Every city has its kink, its pockets of oddball charm like the shag rug underneath the grand piano. Seattle has an entire second subterranean city sunk underneath its streets. New Orleans encourages graveyard tourism. Los Angeles is block after creepy block lifted from a David Lynch film. Boston has Graffiti Alley—funk central in the form of a vertical sandbox devoted to constantly morphing street art.
The alley is a razor’s edge of real estate in Central Square—the scrappier paste-eating Cambridge cousin to Harvard Square just down the road—that runs between the Central Kitchen restaurant and another building of revolving retail. The 80-foot concrete canvas was the weird genius of two friends named Geoff Hargadan and Gary Strack who thought it would be cool for street artists to have a dedicated area to let their talent and vision run amok. As it turned out, Strack owned the perfect space: the Central Kitchen restaurant. Why not give the boring exterior wall something more to do than hold up the building? In 2006 he and Hargadan invited 30 artists they knew from all over the New England area to make their mark (literally) on this little patch of Cambridge.
Word spread as fast as the paintings and soon the visual creep spread to the alley’s adjacent wall. The City of Cambridge eventually embraced the area as a public arts work space and added a plastic, multi-colored “roof” to the alley that rains jewel tones down on the vibrant kaleidoscope of images, sprawling across every inch of exposed brick in the corridor.
I make a habit of passing through Graffiti Alley every few weeks. I love to take in the sheer magnitude and diversity of eye-candy. I have no idea what I’m looking at; I know less than nothing about street art, but I am nursing a conspiracy theory that Bob Ross faked his own death and he is, in fact, Banksy (here’s a happy little machine gun shooting flowers). I don’t need any of it to make sense or look aesthetically pleasing, I just want to stand in the vortex of so much raw, creative expression that ceaselessly shifts, eclipsing itself over and over as if it were art put on perpetual digital loop.
The enormous image of a flower with lightening bolts and lollipops for petals that covered a section at noon might be replaced by a depiction of an alien space craft hovering over a city skyline later that evening. The alley has the winking nature of SnapChat except the OS is pure imagination. It’s an unruly gallery where play rules.
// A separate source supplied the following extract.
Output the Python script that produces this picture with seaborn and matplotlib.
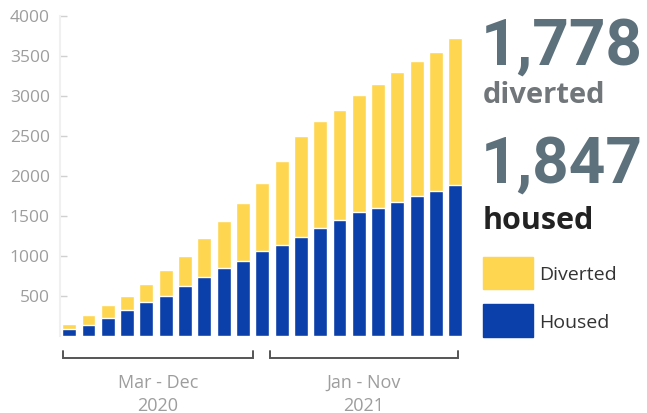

Where else do we celebrate the unpoliced potential of creative expression in such a public and inviting way? Tourists, townies, established artists, and those still dreaming of what they could do with a can of paint and some courage all stalk the alley with different experiences and impressions. The energy is palpable—not just from the images, but from the people walking through who stand around gawking, taking photos and selfies, craning their necks to try and see what’s made it to the top of the walls, or crouching down to check out a design snaking along the curb. Graffiti Alley engulfs us in its tides of creation and entreats us to participate in its joyful and overwhelming sprawl.
I feel lucky to be able to slip through the alley and take a quick hit of inspiration from the people who come to paint knowing nothing they make will last more than a few days or a week at most. Somehow that’s the part that makes Graffiti Alley most compelling. It’s 80-feet of creative philosophy. Show up. Do the work without fretting about critics or how your idea will be received (you’ll never in this space anyway). Remind yourself how it feels to make art for the joy and challenge of it alone. Inspire yourself by drinking in the inspiration of others. Repeat. Repeat. Repeat.